First, find a good story in your own life.
Jeanne says we presenters often make the mistake of deciding what the important point is first, and then look for an anecdote to illustrate it second. Wrong, says Jeanne. Do it in reverse. Look for the good story first. Where? Life experiences are her favorite choice. Look into your own past for adventures that can be crafted into exciting or humorous experiences for others. Although that will be more time-consuming initially, your life experiences are unique and Jeanne says they will 1) give you an identity, 2) allow you to speak with firsthand knowledge, 3) lower the chance the audience has heard the material, and 4) give you a never-ending supply of material.
Remember that the story needs to be a good one that you have tested, refined, and rehearsed. Jeanne says because presenters so often want to make an important point, they will settle for a mediocre story that illustrates the point.
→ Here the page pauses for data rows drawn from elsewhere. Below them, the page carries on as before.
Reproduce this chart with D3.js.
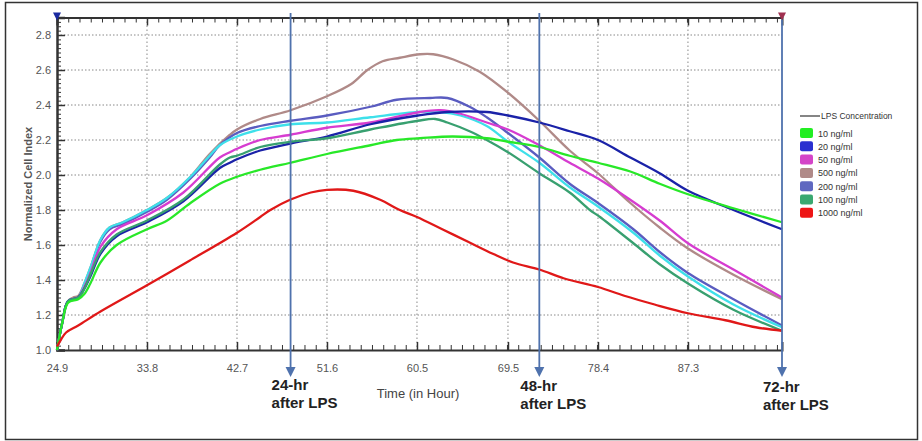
<!DOCTYPE html>
<html>
<head>
<meta charset="utf-8">
<script src="https://cdn.jsdelivr.net/npm/d3@7"></script>
<style>
  body { margin: 0; background: #fff; }
  svg { display: block; font-family: "Liberation Sans", Arial, sans-serif; }
  .tick text { fill: #555; font-size: 11px; font-family: "Liberation Sans Narrow", "Liberation Sans", Arial, sans-serif; }
</style>
</head>
<body>
<div id="chart"></div>
<script>
// x tick labels (hours) and y ticks
var xTicks = [24.9, 33.8, 42.7, 51.6, 60.5, 69.5, 78.4, 87.3];
var yTicks = [1.0, 1.2, 1.4, 1.6, 1.8, 2.0, 2.2, 2.4, 2.6, 2.8];

// [hour, normalized cell index]
var lps10 = [[24.9,1.0],[25.4,1.15],[26.0,1.27],[27.0,1.29],[27.6,1.32],[28.2,1.38],[29.2,1.50],[30.8,1.60],[33.8,1.69],[35.8,1.74],[38.1,1.84],[41.0,1.95],[42.7,1.99],[45,2.03],[48.0,2.07],[51.6,2.12],[55.9,2.17],[58.5,2.20],[60.8,2.21],[64,2.22],[67.4,2.21],[69.5,2.19],[72.6,2.16],[75.6,2.11],[78.4,2.07],[81.6,2.02],[84.5,1.95],[87.3,1.89],[91.8,1.81],[96.6,1.73]];
var lps20 = [[24.9,1.0],[25.4,1.15],[26.0,1.28],[27.0,1.30],[27.6,1.35],[28.2,1.42],[29.2,1.55],[30.8,1.65],[33.8,1.73],[37.4,1.85],[41.0,2.04],[42.0,2.07],[42.7,2.09],[45,2.14],[48.0,2.18],[51.6,2.22],[55.9,2.29],[60.6,2.34],[63.5,2.36],[67.4,2.36],[69.5,2.34],[72.6,2.30],[75.6,2.25],[78.4,2.20],[81.6,2.10],[84.5,2.01],[87.3,1.91],[91.8,1.80],[96.6,1.69]];
var lps50 = [[24.9,1.0],[25.4,1.15],[26.0,1.28],[27.0,1.30],[27.6,1.36],[28.2,1.44],[29.2,1.59],[30.8,1.69],[33.8,1.77],[37.4,1.90],[41.0,2.10],[42.0,2.13],[42.7,2.15],[45,2.20],[48.0,2.23],[51.6,2.27],[55.9,2.30],[60.8,2.36],[62.8,2.37],[64.8,2.35],[67.4,2.30],[69.5,2.26],[72.6,2.17],[75.6,2.07],[78.4,1.98],[81.3,1.87],[84.5,1.74],[87.3,1.61],[91.8,1.46],[96.6,1.30]];
var lps500 = [[24.9,1.0],[25.4,1.15],[26.0,1.28],[26.5,1.30],[27.0,1.31],[27.6,1.38],[28.2,1.47],[29.2,1.63],[30.1,1.70],[31.4,1.73],[33.8,1.80],[35.8,1.87],[38.1,1.99],[40.0,2.12],[42.0,2.23],[42.7,2.26],[45,2.32],[48.0,2.37],[51.6,2.45],[54,2.52],[55.6,2.60],[57.1,2.65],[58.8,2.67],[60.8,2.69],[62.1,2.69],[64.1,2.66],[66.7,2.59],[69.5,2.47],[72.6,2.31],[75.6,2.14],[78.4,2.01],[81.6,1.84],[84.5,1.70],[87.3,1.58],[91.8,1.43],[96.6,1.29]];
var lps200 = [[24.9,1.0],[25.4,1.15],[26.0,1.28],[27.0,1.30],[27.6,1.37],[28.2,1.46],[29.2,1.62],[30.1,1.69],[31.4,1.72],[33.8,1.79],[35.8,1.86],[38.1,1.98],[40.0,2.10],[41.0,2.17],[42.7,2.24],[45,2.28],[48.0,2.31],[51.6,2.34],[55.9,2.39],[58.5,2.43],[61.8,2.44],[63.5,2.44],[65.7,2.39],[67.4,2.33],[69.5,2.24],[72.6,2.10],[75.6,1.95],[78.4,1.84],[81.9,1.69],[84.5,1.56],[87.3,1.44],[91.8,1.29],[96.6,1.14]];
var lps100 = [[24.9,1.0],[25.4,1.15],[26.0,1.28],[27.0,1.30],[27.6,1.35],[28.2,1.43],[29.2,1.56],[30.8,1.66],[33.8,1.74],[37.4,1.86],[41.0,2.06],[42.0,2.10],[42.7,2.11],[45,2.16],[48.0,2.19],[51.6,2.21],[55.9,2.26],[60.6,2.31],[62.3,2.32],[63.5,2.30],[65.7,2.25],[67.4,2.20],[69.5,2.13],[72.6,2.01],[75.6,1.90],[77.6,1.80],[78.6,1.76],[81.9,1.61],[84.5,1.49],[87.3,1.38],[91.8,1.23],[96.6,1.11]];
var lps1000 = [[24.9,1.02],[25.3,1.06],[25.8,1.10],[27,1.14],[29.2,1.22],[33.8,1.37],[38,1.51],[42.7,1.67],[45,1.76],[46,1.80],[48,1.86],[50,1.90],[51.6,1.915],[54.2,1.91],[56.8,1.86],[58.8,1.80],[60.5,1.76],[63,1.69],[65.5,1.62],[68,1.55],[70,1.50],[72.6,1.46],[75,1.41],[78.4,1.36],[81,1.31],[84,1.26],[87.3,1.21],[91,1.17],[94,1.13],[96.6,1.11]];
// cyan trace, not listed in the legend
var unlabeled = [[24.9,1.0],[25.4,1.15],[26.0,1.28],[27.0,1.30],[27.6,1.38],[28.2,1.47],[29.2,1.63],[30.1,1.70],[31.4,1.73],[33.8,1.80],[35.8,1.87],[38.1,1.99],[40.0,2.11],[41.0,2.17],[42.7,2.22],[45,2.26],[48.0,2.29],[51.6,2.30],[55.9,2.33],[60.6,2.36],[62.8,2.36],[64.8,2.34],[67.4,2.28],[69.5,2.19],[72.6,2.07],[75.6,1.93],[78.4,1.82],[81.9,1.67],[84.5,1.54],[87.3,1.42],[91.8,1.26],[96.6,1.13]];

var legendNames = ["10 ng/ml", "20 ng/ml", "50 ng/ml", "500 ng/ml", "200 ng/ml", "100 ng/ml", "1000 ng/ml"];
var legendColors = ["#22ee22", "#2a30d0", "#d444c8", "#b08a88", "#6068c0", "#3aa870", "#ee1515"];

// markers: hours where the LPS arrows sit
var arrowHours = [48.0, 72.6, 96.6];
var arrowLabels = ["24-hr", "48-hr", "72-hr"];

var width = 922, height = 441;
var svg = d3.select("#chart").append("svg")
    .attr("width", width)
    .attr("height", height);

// outer frame
svg.append("rect")
    .attr("x", 5.5).attr("y", 2.5)
    .attr("width", 912).attr("height", 437)
    .attr("fill", "none")
    .attr("stroke", "#333")
    .attr("stroke-width", 1.5);

var x = d3.scaleLinear().domain([24.9, 96.6]).range([57, 782]);
var y = d3.scaleLinear().domain([1.0, 2.9]).range([350, 17.5]);

// dotted grid
svg.append("g").selectAll("line")
    .data(yTicks.slice(1))
    .enter().append("line")
    .attr("x1", x(24.9)).attr("x2", x(96.6))
    .attr("y1", d => y(d)).attr("y2", d => y(d))
    .attr("stroke", "#888").attr("stroke-dasharray", "1.5,2");
svg.append("g").selectAll("line")
    .data(xTicks.slice(1))
    .enter().append("line")
    .attr("x1", d => x(d)).attr("x2", d => x(d))
    .attr("y1", y(2.9)).attr("y2", y(1.0))
    .attr("stroke", "#888").attr("stroke-dasharray", "1.5,2.5");

// minor ticks
var xMinor = d3.range(24.9, 96.6, 8.9 / 8);
var yMinor = d3.range(1.0, 2.9, 0.025);

svg.append("g")
    .attr("transform", `translate(0,${y(1.0)})`)
    .call(d3.axisBottom(x).tickValues(xMinor).tickSize(-5).tickFormat(""))
    .call(g => g.select(".domain").remove())
    .selectAll("line").attr("stroke", "#333");
svg.append("g")
    .attr("transform", `translate(0,${y(2.9)})`)
    .call(d3.axisTop(x).tickValues(xMinor).tickSize(-5).tickFormat(""))
    .call(g => g.select(".domain").remove())
    .selectAll("line").attr("stroke", "#333");
svg.append("g")
    .attr("transform", `translate(${x(24.9)},0)`)
    .call(d3.axisLeft(y).tickValues(yMinor).tickSize(-4).tickFormat(""))
    .call(g => g.select(".domain").remove())
    .selectAll("line").attr("stroke", "#333");

// major axes
var xAxis = svg.append("g")
    .attr("transform", `translate(0,${y(1.0)})`)
    .call(d3.axisBottom(x).tickValues(xTicks).tickSize(-8).tickPadding(14).tickFormat(d3.format(".1f")));
xAxis.select(".domain").attr("stroke", "#333").attr("stroke-width", 2);
xAxis.selectAll(".tick line").attr("stroke", "#333").attr("stroke-width", 1.5);

var topAxis = svg.append("g")
    .attr("transform", `translate(0,${y(2.9)})`)
    .call(d3.axisTop(x).tickValues(xTicks).tickSize(-8).tickFormat(""));
topAxis.select(".domain").attr("stroke", "#333").attr("stroke-width", 2);
topAxis.selectAll(".tick line").attr("stroke", "#333").attr("stroke-width", 1.5);

var yAxis = svg.append("g")
    .attr("transform", `translate(${x(24.9)},0)`)
    .call(d3.axisLeft(y).tickValues(yTicks).tickSize(-8).tickPadding(6).tickFormat(d3.format(".1f")));
yAxis.select(".domain").attr("stroke", "#333").attr("stroke-width", 2.5);
yAxis.selectAll(".tick line").attr("stroke", "#333").attr("stroke-width", 1.5);

// axis titles
svg.append("text")
    .attr("x", 418).attr("y", 398)
    .attr("text-anchor", "middle")
    .style("font-family", "'Liberation Sans Narrow', 'Liberation Sans', Arial, sans-serif")
    .style("font-size", "13px")
    .attr("fill", "#444")
    .text("Time (in Hour)");
svg.append("text")
    .attr("transform", "translate(32,184) rotate(-90)")
    .attr("text-anchor", "middle")
    .style("font-size", "11px")
    .style("font-weight", "bold")
    .attr("fill", "#555")
    .text("Normalized Cell Index");

// curves
var line = d3.line()
    .x(d => x(d[0]))
    .y(d => y(d[1]))
    .curve(d3.curveCatmullRom.alpha(0.5));

var traces = [
    { data: lps500, color: "#b08a88" },
    { data: lps200, color: "#5a5cc0" },
    { data: unlabeled, color: "#3ee0ea" },
    { data: lps50, color: "#d63cd0" },
    { data: lps20, color: "#1a22a8" },
    { data: lps100, color: "#38a070" },
    { data: lps10, color: "#28e828" },
    { data: lps1000, color: "#e01818" }
];

svg.append("g").selectAll("path")
    .data(traces)
    .enter().append("path")
    .attr("d", d => line(d.data))
    .attr("fill", "none")
    .attr("stroke", d => d.color)
    .attr("stroke-width", 2.3)
    .attr("stroke-linejoin", "round");

// corner markers on the top axis
svg.append("path")
    .attr("d", `M${x(24.9) - 4},${y(2.9) - 5}L${x(24.9) + 4},${y(2.9) - 5}L${x(24.9)},${y(2.9) + 3}Z`)
    .attr("fill", "#1a2aa0");
svg.append("path")
    .attr("d", `M${x(96.6) - 4},${y(2.9) - 5}L${x(96.6) + 4},${y(2.9) - 5}L${x(96.6)},${y(2.9) + 3}Z`)
    .attr("fill", "#a03050");

// LPS arrows
var arrows = svg.append("g").selectAll("g")
    .data(arrowHours)
    .enter().append("g");
arrows.append("line")
    .attr("x1", d => x(d)).attr("x2", d => x(d))
    .attr("y1", (d, i) => i == 2 ? y(2.9) + 2 : 13)
    .attr("y2", 369)
    .attr("stroke", "#4f72ad")
    .attr("stroke-width", 1.8);
arrows.append("path")
    .attr("d", d => `M${x(d) - 5},367L${x(d) + 5},367L${x(d)},377Z`)
    .attr("fill", "#4f72ad");
arrows.append("text")
    .attr("x", d => x(d) - 19)
    .attr("y", (d, i) => 390 + i)
    .style("font-size", "15px")
    .style("font-weight", "bold")
    .attr("fill", "#222")
    .text((d, i) => arrowLabels[i]);
arrows.append("text")
    .attr("x", d => x(d) - 19)
    .attr("y", (d, i) => 408 + i)
    .style("font-size", "15px")
    .style("font-weight", "bold")
    .attr("fill", "#222")
    .text("after LPS");

// legend
var legend = svg.append("g").attr("transform", "translate(800,0)");
legend.append("line")
    .attr("x1", 0).attr("x2", 20)
    .attr("y1", 116).attr("y2", 116)
    .attr("stroke", "#333").attr("stroke-width", 1.2);
legend.append("text")
    .attr("x", 21).attr("y", 119)
    .style("font-size", "8.5px")
    .attr("fill", "#333")
    .text("LPS Concentration");

var items = legend.selectAll(".item")
    .data(legendNames)
    .enter().append("g")
    .attr("class", "item")
    .attr("transform", (d, i) => `translate(0,${133 + i * 13.3})`);
items.append("rect")
    .attr("x", 0).attr("y", -5)
    .attr("width", 13).attr("height", 10)
    .attr("rx", 2)
    .attr("fill", (d, i) => legendColors[i]);
items.append("text")
    .attr("x", 18).attr("y", 3.5)
    .style("font-size", "9px")
    .attr("fill", "#333")
    .text(d => d);
</script>
</body>
</html>
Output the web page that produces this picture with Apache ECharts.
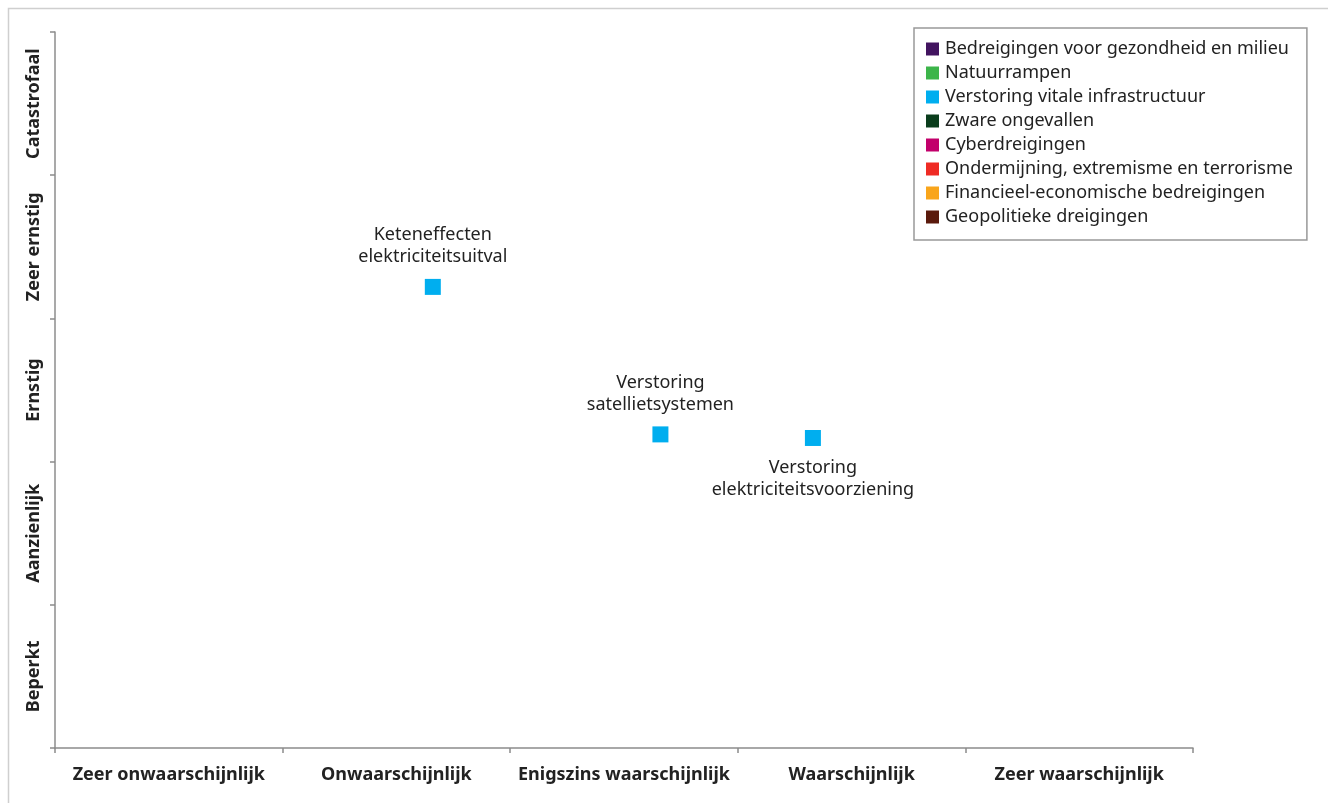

She says it is more important that the story be effective by itself. Worry about the point of it later.
So, once you find and develop a good story, then what?
Tailor the story to the point.
Jeanne says find a way to link that good story to your point. She says that if you think about it, you can almost always find a way to connect the story to the purpose of your presentation. For example, for 15 years I have told the story of my encountering Jacqueline Onassis and being too dumbstruck to think of a decent question to ask her. Regardless of my topic, I have been able to bend that tale of personal embarrassment to suit the material. You can do that with a good story.
Look for stories and use them. They will make you and your information more memorable, and – wonderfully – if you don’t have anything earth-shattering to say, your stories will at least be interesting and, if you’re good, entertaining.